■ Exercise aim
Write out the material again word for word, dropping any images it holds.

Data section start

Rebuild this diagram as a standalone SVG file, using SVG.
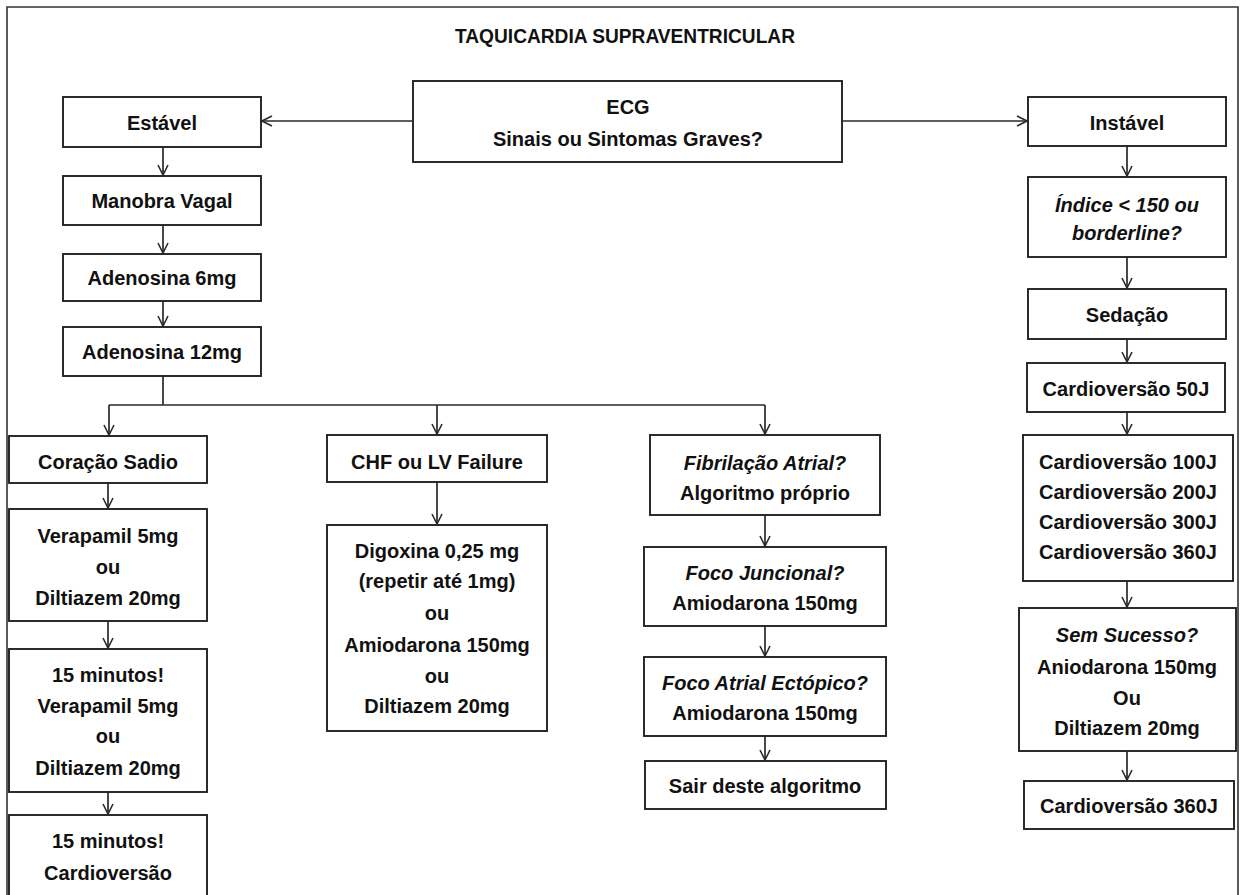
<svg xmlns="http://www.w3.org/2000/svg" width="1242" height="895" viewBox="0 0 1242 895">
  <defs>
    <style>
      .box { fill: #ffffff; stroke: #222222; stroke-width: 1.9; }
      .frame { fill: none; stroke: #333333; stroke-width: 1.6; }
      .wire { fill: none; stroke: #2a2a2a; stroke-width: 1.7; }
      .arrow { fill: none; stroke: #2a2a2a; stroke-width: 1.7; marker-end: url(#open-head); }
      text { font-family: "Liberation Sans", Arial, sans-serif; font-size: 20px; font-weight: bold; fill: #111111; text-anchor: middle; }
      .it { font-style: italic; }
      .title { font-size: 20px; }
    </style>
    <marker id="open-head" viewBox="0 0 12 12" refX="11" refY="6" markerWidth="12" markerHeight="12" markerUnits="userSpaceOnUse" orient="auto">
      <path d="M1,1 L11,6 L1,11" fill="none" stroke="#2a2a2a" stroke-width="1.6"/>
    </marker>
  </defs>

  <rect x="0" y="0" width="1242" height="895" fill="#ffffff"/>

  <!-- page frame (open at the bottom) -->
  <path class="frame" d="M7,900 L7,7 L1238,7 L1238,900"/>

  <text class="title" x="625" y="43" textLength="340" lengthAdjust="spacingAndGlyphs">TAQUICARDIA SUPRAVENTRICULAR</text>

  <!-- connectors -->
  <g id="connectors">
    <line class="arrow" x1="413" y1="121" x2="262" y2="121"/>
    <line class="arrow" x1="842" y1="121" x2="1027" y2="121"/>

    <line class="arrow" x1="163" y1="147" x2="163" y2="175"/>
    <line class="arrow" x1="163" y1="225" x2="163" y2="253"/>
    <line class="arrow" x1="163" y1="301" x2="163" y2="326"/>
    <polyline class="wire" points="163,376 163,405"/>
    <polyline class="wire" points="109,405 765,405"/>
    <line class="arrow" x1="109" y1="405" x2="109" y2="435"/>
    <line class="arrow" x1="437" y1="405" x2="437" y2="434"/>
    <line class="arrow" x1="765" y1="405" x2="765" y2="434"/>

    <line class="arrow" x1="108" y1="483" x2="108" y2="508"/>
    <line class="arrow" x1="108" y1="621" x2="108" y2="648"/>
    <line class="arrow" x1="108" y1="792" x2="108" y2="814"/>

    <line class="arrow" x1="437" y1="482" x2="437" y2="524"/>

    <line class="arrow" x1="765" y1="515" x2="765" y2="546"/>
    <line class="arrow" x1="765" y1="626" x2="765" y2="656"/>
    <line class="arrow" x1="765" y1="736" x2="765" y2="760"/>

    <line class="arrow" x1="1127" y1="146" x2="1127" y2="176"/>
    <line class="arrow" x1="1127" y1="257" x2="1127" y2="288"/>
    <line class="arrow" x1="1127" y1="339" x2="1127" y2="362"/>
    <line class="arrow" x1="1127" y1="412" x2="1127" y2="434"/>
    <line class="arrow" x1="1127" y1="581" x2="1127" y2="607"/>
    <line class="arrow" x1="1127" y1="751" x2="1127" y2="780"/>
  </g>

  <!-- top decision -->
  <g id="ecg">
    <rect class="box" x="413" y="81" width="429" height="81"/>
    <text x="628" y="114">ECG</text>
    <text x="628" y="146">Sinais ou Sintomas Graves?</text>
  </g>

  <!-- stable branch -->
  <g id="estavel">
    <rect class="box" x="63" y="97" width="198" height="50"/>
    <text x="162" y="130">Estável</text>
  </g>
  <g id="manobra-vagal">
    <rect class="box" x="63" y="176" width="198" height="49"/>
    <text x="162" y="208">Manobra Vagal</text>
  </g>
  <g id="adenosina-6">
    <rect class="box" x="63" y="254" width="198" height="47"/>
    <text x="162" y="285">Adenosina 6mg</text>
  </g>
  <g id="adenosina-12">
    <rect class="box" x="63" y="327" width="198" height="49"/>
    <text x="162" y="359">Adenosina 12mg</text>
  </g>

  <!-- healthy heart -->
  <g id="coracao-sadio">
    <rect class="box" x="9" y="436" width="198" height="47"/>
    <text x="108" y="469">Coração Sadio</text>
  </g>
  <g id="verapamil">
    <rect class="box" x="9" y="509" width="198" height="112"/>
    <text x="108" y="543">Verapamil 5mg</text>
    <text x="108" y="574">ou</text>
    <text x="108" y="605">Diltiazem 20mg</text>
  </g>
  <g id="repetir-15min">
    <rect class="box" x="9" y="649" width="198" height="143"/>
    <text x="108" y="682">15 minutos!</text>
    <text x="108" y="713">Verapamil 5mg</text>
    <text x="108" y="743">ou</text>
    <text x="108" y="775">Diltiazem 20mg</text>
  </g>
  <g id="cardioversao-15min">
    <rect class="box" x="9" y="815" width="198" height="90"/>
    <text x="108" y="848">15 minutos!</text>
    <text x="108" y="880">Cardioversão</text>
  </g>

  <!-- heart failure -->
  <g id="chf">
    <rect class="box" x="327" y="435" width="220" height="47"/>
    <text x="437" y="469">CHF ou LV Failure</text>
  </g>
  <g id="digoxina">
    <rect class="box" x="327" y="525" width="220" height="206"/>
    <text x="437" y="558">Digoxina 0,25 mg</text>
    <text x="437" y="588">(repetir até 1mg)</text>
    <text x="437" y="620">ou</text>
    <text x="437" y="652">Amiodarona 150mg</text>
    <text x="437" y="683">ou</text>
    <text x="437" y="713">Diltiazem 20mg</text>
  </g>

  <!-- rhythm specific -->
  <g id="fibrilacao">
    <rect class="box" x="650" y="435" width="230" height="80"/>
    <text class="it" x="765" y="470">Fibrilação Atrial?</text>
    <text x="765" y="500">Algoritmo próprio</text>
  </g>
  <g id="foco-juncional">
    <rect class="box" x="644" y="547" width="242" height="79"/>
    <text class="it" x="765" y="580">Foco Juncional?</text>
    <text x="765" y="610">Amiodarona 150mg</text>
  </g>
  <g id="foco-atrial">
    <rect class="box" x="644" y="657" width="242" height="79"/>
    <text class="it" x="765" y="690">Foco Atrial Ectópico?</text>
    <text x="765" y="720">Amiodarona 150mg</text>
  </g>
  <g id="sair">
    <rect class="box" x="645" y="761" width="241" height="48"/>
    <text x="765" y="793">Sair deste algoritmo</text>
  </g>

  <!-- unstable branch -->
  <g id="instavel">
    <rect class="box" x="1028" y="97" width="198" height="49"/>
    <text x="1127" y="130">Instável</text>
  </g>
  <g id="indice">
    <rect class="box" x="1028" y="177" width="198" height="80"/>
    <text class="it" x="1127" y="212">Índice &lt; 150 ou</text>
    <text class="it" x="1127" y="240">borderline?</text>
  </g>
  <g id="sedacao">
    <rect class="box" x="1028" y="289" width="198" height="50"/>
    <text x="1127" y="322">Sedação</text>
  </g>
  <g id="cardioversao-50">
    <rect class="box" x="1027" y="363" width="198" height="49"/>
    <text x="1126" y="396">Cardioversão 50J</text>
  </g>
  <g id="cardioversao-escalonada">
    <rect class="box" x="1023" y="435" width="210" height="146"/>
    <text x="1128" y="469">Cardioversão 100J</text>
    <text x="1128" y="499">Cardioversão 200J</text>
    <text x="1128" y="529">Cardioversão 300J</text>
    <text x="1128" y="559">Cardioversão 360J</text>
  </g>
  <g id="sem-sucesso">
    <rect class="box" x="1019" y="608" width="217" height="143"/>
    <text class="it" x="1127" y="642">Sem Sucesso?</text>
    <text x="1127" y="674">Aniodarona 150mg</text>
    <text x="1127" y="705">Ou</text>
    <text x="1127" y="735">Diltiazem 20mg</text>
  </g>
  <g id="cardioversao-360">
    <rect class="box" x="1024" y="781" width="210" height="48"/>
    <text x="1129" y="813">Cardioversão 360J</text>
  </g>
</svg>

Data section end

■ Result of the task
Rebuild this diagram as a standalone SVG file, using SVG.
<svg xmlns="http://www.w3.org/2000/svg" width="1242" height="895" viewBox="0 0 1242 895">
  <defs>
    <style>
      .box { fill: #ffffff; stroke: #222222; stroke-width: 1.9; }
      .frame { fill: none; stroke: #333333; stroke-width: 1.6; }
      .wire { fill: none; stroke: #2a2a2a; stroke-width: 1.7; }
      .arrow { fill: none; stroke: #2a2a2a; stroke-width: 1.7; marker-end: url(#open-head); }
      text { font-family: "Liberation Sans", Arial, sans-serif; font-size: 20px; font-weight: bold; fill: #111111; text-anchor: middle; }
      .it { font-style: italic; }
      .title { font-size: 20px; }
    </style>
    <marker id="open-head" viewBox="0 0 12 12" refX="11" refY="6" markerWidth="12" markerHeight="12" markerUnits="userSpaceOnUse" orient="auto">
      <path d="M1,1 L11,6 L1,11" fill="none" stroke="#2a2a2a" stroke-width="1.6"/>
    </marker>
  </defs>

  <rect x="0" y="0" width="1242" height="895" fill="#ffffff"/>

  <!-- page frame (open at the bottom) -->
  <path class="frame" d="M7,900 L7,7 L1238,7 L1238,900"/>

  <text class="title" x="625" y="43" textLength="340" lengthAdjust="spacingAndGlyphs">TAQUICARDIA SUPRAVENTRICULAR</text>

  <!-- connectors -->
  <g id="connectors">
    <line class="arrow" x1="413" y1="121" x2="262" y2="121"/>
    <line class="arrow" x1="842" y1="121" x2="1027" y2="121"/>

    <line class="arrow" x1="163" y1="147" x2="163" y2="175"/>
    <line class="arrow" x1="163" y1="225" x2="163" y2="253"/>
    <line class="arrow" x1="163" y1="301" x2="163" y2="326"/>
    <polyline class="wire" points="163,376 163,405"/>
    <polyline class="wire" points="109,405 765,405"/>
    <line class="arrow" x1="109" y1="405" x2="109" y2="435"/>
    <line class="arrow" x1="437" y1="405" x2="437" y2="434"/>
    <line class="arrow" x1="765" y1="405" x2="765" y2="434"/>

    <line class="arrow" x1="108" y1="483" x2="108" y2="508"/>
    <line class="arrow" x1="108" y1="621" x2="108" y2="648"/>
    <line class="arrow" x1="108" y1="792" x2="108" y2="814"/>

    <line class="arrow" x1="437" y1="482" x2="437" y2="524"/>

    <line class="arrow" x1="765" y1="515" x2="765" y2="546"/>
    <line class="arrow" x1="765" y1="626" x2="765" y2="656"/>
    <line class="arrow" x1="765" y1="736" x2="765" y2="760"/>

    <line class="arrow" x1="1127" y1="146" x2="1127" y2="176"/>
    <line class="arrow" x1="1127" y1="257" x2="1127" y2="288"/>
    <line class="arrow" x1="1127" y1="339" x2="1127" y2="362"/>
    <line class="arrow" x1="1127" y1="412" x2="1127" y2="434"/>
    <line class="arrow" x1="1127" y1="581" x2="1127" y2="607"/>
    <line class="arrow" x1="1127" y1="751" x2="1127" y2="780"/>
  </g>

  <!-- top decision -->
  <g id="ecg">
    <rect class="box" x="413" y="81" width="429" height="81"/>
    <text x="628" y="114">ECG</text>
    <text x="628" y="146">Sinais ou Sintomas Graves?</text>
  </g>

  <!-- stable branch -->
  <g id="estavel">
    <rect class="box" x="63" y="97" width="198" height="50"/>
    <text x="162" y="130">Estável</text>
  </g>
  <g id="manobra-vagal">
    <rect class="box" x="63" y="176" width="198" height="49"/>
    <text x="162" y="208">Manobra Vagal</text>
  </g>
  <g id="adenosina-6">
    <rect class="box" x="63" y="254" width="198" height="47"/>
    <text x="162" y="285">Adenosina 6mg</text>
  </g>
  <g id="adenosina-12">
    <rect class="box" x="63" y="327" width="198" height="49"/>
    <text x="162" y="359">Adenosina 12mg</text>
  </g>

  <!-- healthy heart -->
  <g id="coracao-sadio">
    <rect class="box" x="9" y="436" width="198" height="47"/>
    <text x="108" y="469">Coração Sadio</text>
  </g>
  <g id="verapamil">
    <rect class="box" x="9" y="509" width="198" height="112"/>
    <text x="108" y="543">Verapamil 5mg</text>
    <text x="108" y="574">ou</text>
    <text x="108" y="605">Diltiazem 20mg</text>
  </g>
  <g id="repetir-15min">
    <rect class="box" x="9" y="649" width="198" height="143"/>
    <text x="108" y="682">15 minutos!</text>
    <text x="108" y="713">Verapamil 5mg</text>
    <text x="108" y="743">ou</text>
    <text x="108" y="775">Diltiazem 20mg</text>
  </g>
  <g id="cardioversao-15min">
    <rect class="box" x="9" y="815" width="198" height="90"/>
    <text x="108" y="848">15 minutos!</text>
    <text x="108" y="880">Cardioversão</text>
  </g>

  <!-- heart failure -->
  <g id="chf">
    <rect class="box" x="327" y="435" width="220" height="47"/>
    <text x="437" y="469">CHF ou LV Failure</text>
  </g>
  <g id="digoxina">
    <rect class="box" x="327" y="525" width="220" height="206"/>
    <text x="437" y="558">Digoxina 0,25 mg</text>
    <text x="437" y="588">(repetir até 1mg)</text>
    <text x="437" y="620">ou</text>
    <text x="437" y="652">Amiodarona 150mg</text>
    <text x="437" y="683">ou</text>
    <text x="437" y="713">Diltiazem 20mg</text>
  </g>

  <!-- rhythm specific -->
  <g id="fibrilacao">
    <rect class="box" x="650" y="435" width="230" height="80"/>
    <text class="it" x="765" y="470">Fibrilação Atrial?</text>
    <text x="765" y="500">Algoritmo próprio</text>
  </g>
  <g id="foco-juncional">
    <rect class="box" x="644" y="547" width="242" height="79"/>
    <text class="it" x="765" y="580">Foco Juncional?</text>
    <text x="765" y="610">Amiodarona 150mg</text>
  </g>
  <g id="foco-atrial">
    <rect class="box" x="644" y="657" width="242" height="79"/>
    <text class="it" x="765" y="690">Foco Atrial Ectópico?</text>
    <text x="765" y="720">Amiodarona 150mg</text>
  </g>
  <g id="sair">
    <rect class="box" x="645" y="761" width="241" height="48"/>
    <text x="765" y="793">Sair deste algoritmo</text>
  </g>

  <!-- unstable branch -->
  <g id="instavel">
    <rect class="box" x="1028" y="97" width="198" height="49"/>
    <text x="1127" y="130">Instável</text>
  </g>
  <g id="indice">
    <rect class="box" x="1028" y="177" width="198" height="80"/>
    <text class="it" x="1127" y="212">Índice &lt; 150 ou</text>
    <text class="it" x="1127" y="240">borderline?</text>
  </g>
  <g id="sedacao">
    <rect class="box" x="1028" y="289" width="198" height="50"/>
    <text x="1127" y="322">Sedação</text>
  </g>
  <g id="cardioversao-50">
    <rect class="box" x="1027" y="363" width="198" height="49"/>
    <text x="1126" y="396">Cardioversão 50J</text>
  </g>
  <g id="cardioversao-escalonada">
    <rect class="box" x="1023" y="435" width="210" height="146"/>
    <text x="1128" y="469">Cardioversão 100J</text>
    <text x="1128" y="499">Cardioversão 200J</text>
    <text x="1128" y="529">Cardioversão 300J</text>
    <text x="1128" y="559">Cardioversão 360J</text>
  </g>
  <g id="sem-sucesso">
    <rect class="box" x="1019" y="608" width="217" height="143"/>
    <text class="it" x="1127" y="642">Sem Sucesso?</text>
    <text x="1127" y="674">Aniodarona 150mg</text>
    <text x="1127" y="705">Ou</text>
    <text x="1127" y="735">Diltiazem 20mg</text>
  </g>
  <g id="cardioversao-360">
    <rect class="box" x="1024" y="781" width="210" height="48"/>
    <text x="1129" y="813">Cardioversão 360J</text>
  </g>
</svg>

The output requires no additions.